▶ _Instructions for the task_:
Skip the pictures and extract all of the lines exactly as written.

▶ _Available data_:
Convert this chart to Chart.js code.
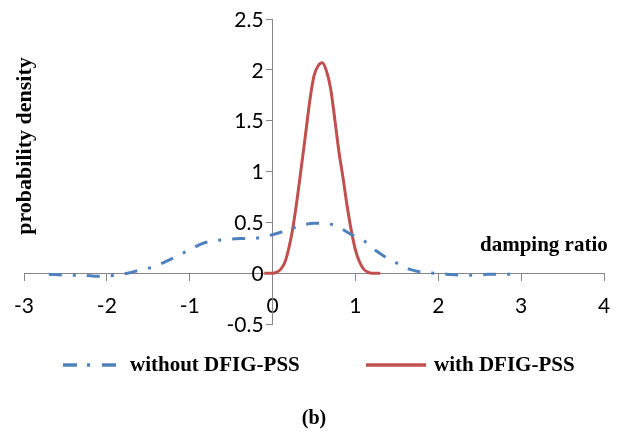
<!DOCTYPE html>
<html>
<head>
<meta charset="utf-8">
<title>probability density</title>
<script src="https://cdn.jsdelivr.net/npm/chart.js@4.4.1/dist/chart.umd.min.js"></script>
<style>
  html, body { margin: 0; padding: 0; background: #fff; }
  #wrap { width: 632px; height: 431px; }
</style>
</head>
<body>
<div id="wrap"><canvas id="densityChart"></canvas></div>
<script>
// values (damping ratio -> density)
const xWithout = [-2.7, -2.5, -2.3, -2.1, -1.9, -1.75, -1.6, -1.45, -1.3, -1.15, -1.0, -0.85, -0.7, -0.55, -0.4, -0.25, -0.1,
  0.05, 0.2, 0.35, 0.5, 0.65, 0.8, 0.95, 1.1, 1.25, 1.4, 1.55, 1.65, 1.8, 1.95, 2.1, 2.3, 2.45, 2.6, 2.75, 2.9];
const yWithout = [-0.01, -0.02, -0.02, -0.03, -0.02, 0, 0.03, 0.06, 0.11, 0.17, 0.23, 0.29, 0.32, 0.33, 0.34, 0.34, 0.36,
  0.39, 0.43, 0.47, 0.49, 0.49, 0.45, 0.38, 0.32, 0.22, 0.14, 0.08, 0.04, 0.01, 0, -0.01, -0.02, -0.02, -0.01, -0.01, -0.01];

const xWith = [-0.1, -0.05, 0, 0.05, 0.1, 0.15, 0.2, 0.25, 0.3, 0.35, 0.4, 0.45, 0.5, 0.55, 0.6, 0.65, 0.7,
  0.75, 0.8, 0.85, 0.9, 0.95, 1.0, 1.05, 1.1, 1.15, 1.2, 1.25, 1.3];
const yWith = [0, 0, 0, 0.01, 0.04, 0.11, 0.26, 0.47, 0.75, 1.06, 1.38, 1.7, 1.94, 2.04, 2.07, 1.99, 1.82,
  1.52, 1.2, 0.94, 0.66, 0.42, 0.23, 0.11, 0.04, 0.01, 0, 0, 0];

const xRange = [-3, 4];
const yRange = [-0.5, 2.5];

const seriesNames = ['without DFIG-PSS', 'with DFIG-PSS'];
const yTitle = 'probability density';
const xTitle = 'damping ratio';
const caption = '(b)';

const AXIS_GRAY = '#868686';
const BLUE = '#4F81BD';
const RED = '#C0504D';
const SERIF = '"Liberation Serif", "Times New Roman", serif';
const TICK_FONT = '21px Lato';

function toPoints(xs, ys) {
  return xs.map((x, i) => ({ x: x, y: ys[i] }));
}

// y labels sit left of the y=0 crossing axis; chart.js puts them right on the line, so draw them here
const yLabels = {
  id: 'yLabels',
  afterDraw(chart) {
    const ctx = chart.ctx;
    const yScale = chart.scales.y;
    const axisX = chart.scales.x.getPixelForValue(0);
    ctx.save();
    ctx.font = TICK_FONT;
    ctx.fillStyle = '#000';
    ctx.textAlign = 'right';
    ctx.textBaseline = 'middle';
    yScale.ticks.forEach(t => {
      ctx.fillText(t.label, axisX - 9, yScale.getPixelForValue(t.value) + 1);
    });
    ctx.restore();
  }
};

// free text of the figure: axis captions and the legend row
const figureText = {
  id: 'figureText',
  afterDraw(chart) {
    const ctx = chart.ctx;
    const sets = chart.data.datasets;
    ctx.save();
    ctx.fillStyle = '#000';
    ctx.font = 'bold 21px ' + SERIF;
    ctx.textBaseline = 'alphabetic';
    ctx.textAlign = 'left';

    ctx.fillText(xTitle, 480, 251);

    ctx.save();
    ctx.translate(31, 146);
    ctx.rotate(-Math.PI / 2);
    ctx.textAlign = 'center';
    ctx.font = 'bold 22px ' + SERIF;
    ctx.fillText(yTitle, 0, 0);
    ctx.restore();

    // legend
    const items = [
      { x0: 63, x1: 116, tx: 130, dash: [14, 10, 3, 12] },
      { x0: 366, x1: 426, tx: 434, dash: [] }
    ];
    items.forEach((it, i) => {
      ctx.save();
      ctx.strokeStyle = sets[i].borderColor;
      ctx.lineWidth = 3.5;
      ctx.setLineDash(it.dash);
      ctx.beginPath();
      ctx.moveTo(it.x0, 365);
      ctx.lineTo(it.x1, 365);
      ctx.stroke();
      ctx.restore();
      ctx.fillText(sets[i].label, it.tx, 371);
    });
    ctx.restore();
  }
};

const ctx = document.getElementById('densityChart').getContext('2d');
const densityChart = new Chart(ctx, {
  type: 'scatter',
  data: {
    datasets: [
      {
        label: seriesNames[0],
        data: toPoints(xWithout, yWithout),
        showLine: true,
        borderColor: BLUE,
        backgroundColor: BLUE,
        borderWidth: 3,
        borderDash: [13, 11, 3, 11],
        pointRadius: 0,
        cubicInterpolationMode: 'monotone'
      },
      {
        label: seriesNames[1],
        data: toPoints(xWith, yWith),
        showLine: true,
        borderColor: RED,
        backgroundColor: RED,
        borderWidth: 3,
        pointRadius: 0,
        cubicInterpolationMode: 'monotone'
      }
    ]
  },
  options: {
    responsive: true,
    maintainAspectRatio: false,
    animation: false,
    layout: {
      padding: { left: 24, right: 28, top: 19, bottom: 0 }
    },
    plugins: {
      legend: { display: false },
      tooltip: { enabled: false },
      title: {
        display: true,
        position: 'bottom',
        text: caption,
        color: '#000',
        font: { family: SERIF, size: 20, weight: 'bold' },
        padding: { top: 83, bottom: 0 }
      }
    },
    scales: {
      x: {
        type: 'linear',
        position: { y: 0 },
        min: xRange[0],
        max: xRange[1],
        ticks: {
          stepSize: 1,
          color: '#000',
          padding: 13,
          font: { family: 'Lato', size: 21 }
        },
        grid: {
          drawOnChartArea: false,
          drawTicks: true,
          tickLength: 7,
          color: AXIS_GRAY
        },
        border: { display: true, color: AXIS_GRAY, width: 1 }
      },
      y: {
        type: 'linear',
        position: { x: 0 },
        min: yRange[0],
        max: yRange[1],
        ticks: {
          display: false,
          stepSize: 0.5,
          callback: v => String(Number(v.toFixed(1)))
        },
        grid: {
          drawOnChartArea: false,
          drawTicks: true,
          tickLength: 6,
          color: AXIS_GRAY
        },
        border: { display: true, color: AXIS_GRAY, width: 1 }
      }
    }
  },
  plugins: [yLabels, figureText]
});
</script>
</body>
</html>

▶ _Written response_:
Convert this chart to Chart.js code.
<!DOCTYPE html>
<html>
<head>
<meta charset="utf-8">
<title>probability density</title>
<script src="https://cdn.jsdelivr.net/npm/chart.js@4.4.1/dist/chart.umd.min.js"></script>
<style>
  html, body { margin: 0; padding: 0; background: #fff; }
  #wrap { width: 632px; height: 431px; }
</style>
</head>
<body>
<div id="wrap"><canvas id="densityChart"></canvas></div>
<script>
// values (damping ratio -> density)
const xWithout = [-2.7, -2.5, -2.3, -2.1, -1.9, -1.75, -1.6, -1.45, -1.3, -1.15, -1.0, -0.85, -0.7, -0.55, -0.4, -0.25, -0.1,
  0.05, 0.2, 0.35, 0.5, 0.65, 0.8, 0.95, 1.1, 1.25, 1.4, 1.55, 1.65, 1.8, 1.95, 2.1, 2.3, 2.45, 2.6, 2.75, 2.9];
const yWithout = [-0.01, -0.02, -0.02, -0.03, -0.02, 0, 0.03, 0.06, 0.11, 0.17, 0.23, 0.29, 0.32, 0.33, 0.34, 0.34, 0.36,
  0.39, 0.43, 0.47, 0.49, 0.49, 0.45, 0.38, 0.32, 0.22, 0.14, 0.08, 0.04, 0.01, 0, -0.01, -0.02, -0.02, -0.01, -0.01, -0.01];

const xWith = [-0.1, -0.05, 0, 0.05, 0.1, 0.15, 0.2, 0.25, 0.3, 0.35, 0.4, 0.45, 0.5, 0.55, 0.6, 0.65, 0.7,
  0.75, 0.8, 0.85, 0.9, 0.95, 1.0, 1.05, 1.1, 1.15, 1.2, 1.25, 1.3];
const yWith = [0, 0, 0, 0.01, 0.04, 0.11, 0.26, 0.47, 0.75, 1.06, 1.38, 1.7, 1.94, 2.04, 2.07, 1.99, 1.82,
  1.52, 1.2, 0.94, 0.66, 0.42, 0.23, 0.11, 0.04, 0.01, 0, 0, 0];

const xRange = [-3, 4];
const yRange = [-0.5, 2.5];

const seriesNames = ['without DFIG-PSS', 'with DFIG-PSS'];
const yTitle = 'probability density';
const xTitle = 'damping ratio';
const caption = '(b)';

const AXIS_GRAY = '#868686';
const BLUE = '#4F81BD';
const RED = '#C0504D';
const SERIF = '"Liberation Serif", "Times New Roman", serif';
const TICK_FONT = '21px Lato';

function toPoints(xs, ys) {
  return xs.map((x, i) => ({ x: x, y: ys[i] }));
}

// y labels sit left of the y=0 crossing axis; chart.js puts them right on the line, so draw them here
const yLabels = {
  id: 'yLabels',
  afterDraw(chart) {
    const ctx = chart.ctx;
    const yScale = chart.scales.y;
    const axisX = chart.scales.x.getPixelForValue(0);
    ctx.save();
    ctx.font = TICK_FONT;
    ctx.fillStyle = '#000';
    ctx.textAlign = 'right';
    ctx.textBaseline = 'middle';
    yScale.ticks.forEach(t => {
      ctx.fillText(t.label, axisX - 9, yScale.getPixelForValue(t.value) + 1);
    });
    ctx.restore();
  }
};

// free text of the figure: axis captions and the legend row
const figureText = {
  id: 'figureText',
  afterDraw(chart) {
    const ctx = chart.ctx;
    const sets = chart.data.datasets;
    ctx.save();
    ctx.fillStyle = '#000';
    ctx.font = 'bold 21px ' + SERIF;
    ctx.textBaseline = 'alphabetic';
    ctx.textAlign = 'left';

    ctx.fillText(xTitle, 480, 251);

    ctx.save();
    ctx.translate(31, 146);
    ctx.rotate(-Math.PI / 2);
    ctx.textAlign = 'center';
    ctx.font = 'bold 22px ' + SERIF;
    ctx.fillText(yTitle, 0, 0);
    ctx.restore();

    // legend
    const items = [
      { x0: 63, x1: 116, tx: 130, dash: [14, 10, 3, 12] },
      { x0: 366, x1: 426, tx: 434, dash: [] }
    ];
    items.forEach((it, i) => {
      ctx.save();
      ctx.strokeStyle = sets[i].borderColor;
      ctx.lineWidth = 3.5;
      ctx.setLineDash(it.dash);
      ctx.beginPath();
      ctx.moveTo(it.x0, 365);
      ctx.lineTo(it.x1, 365);
      ctx.stroke();
      ctx.restore();
      ctx.fillText(sets[i].label, it.tx, 371);
    });
    ctx.restore();
  }
};

const ctx = document.getElementById('densityChart').getContext('2d');
const densityChart = new Chart(ctx, {
  type: 'scatter',
  data: {
    datasets: [
      {
        label: seriesNames[0],
        data: toPoints(xWithout, yWithout),
        showLine: true,
        borderColor: BLUE,
        backgroundColor: BLUE,
        borderWidth: 3,
        borderDash: [13, 11, 3, 11],
        pointRadius: 0,
        cubicInterpolationMode: 'monotone'
      },
      {
        label: seriesNames[1],
        data: toPoints(xWith, yWith),
        showLine: true,
        borderColor: RED,
        backgroundColor: RED,
        borderWidth: 3,
        pointRadius: 0,
        cubicInterpolationMode: 'monotone'
      }
    ]
  },
  options: {
    responsive: true,
    maintainAspectRatio: false,
    animation: false,
    layout: {
      padding: { left: 24, right: 28, top: 19, bottom: 0 }
    },
    plugins: {
      legend: { display: false },
      tooltip: { enabled: false },
      title: {
        display: true,
        position: 'bottom',
        text: caption,
        color: '#000',
        font: { family: SERIF, size: 20, weight: 'bold' },
        padding: { top: 83, bottom: 0 }
      }
    },
    scales: {
      x: {
        type: 'linear',
        position: { y: 0 },
        min: xRange[0],
        max: xRange[1],
        ticks: {
          stepSize: 1,
          color: '#000',
          padding: 13,
          font: { family: 'Lato', size: 21 }
        },
        grid: {
          drawOnChartArea: false,
          drawTicks: true,
          tickLength: 7,
          color: AXIS_GRAY
        },
        border: { display: true, color: AXIS_GRAY, width: 1 }
      },
      y: {
        type: 'linear',
        position: { x: 0 },
        min: yRange[0],
        max: yRange[1],
        ticks: {
          display: false,
          stepSize: 0.5,
          callback: v => String(Number(v.toFixed(1)))
        },
        grid: {
          drawOnChartArea: false,
          drawTicks: true,
          tickLength: 6,
          color: AXIS_GRAY
        },
        border: { display: true, color: AXIS_GRAY, width: 1 }
      }
    }
  },
  plugins: [yLabels, figureText]
});
</script>
</body>
</html>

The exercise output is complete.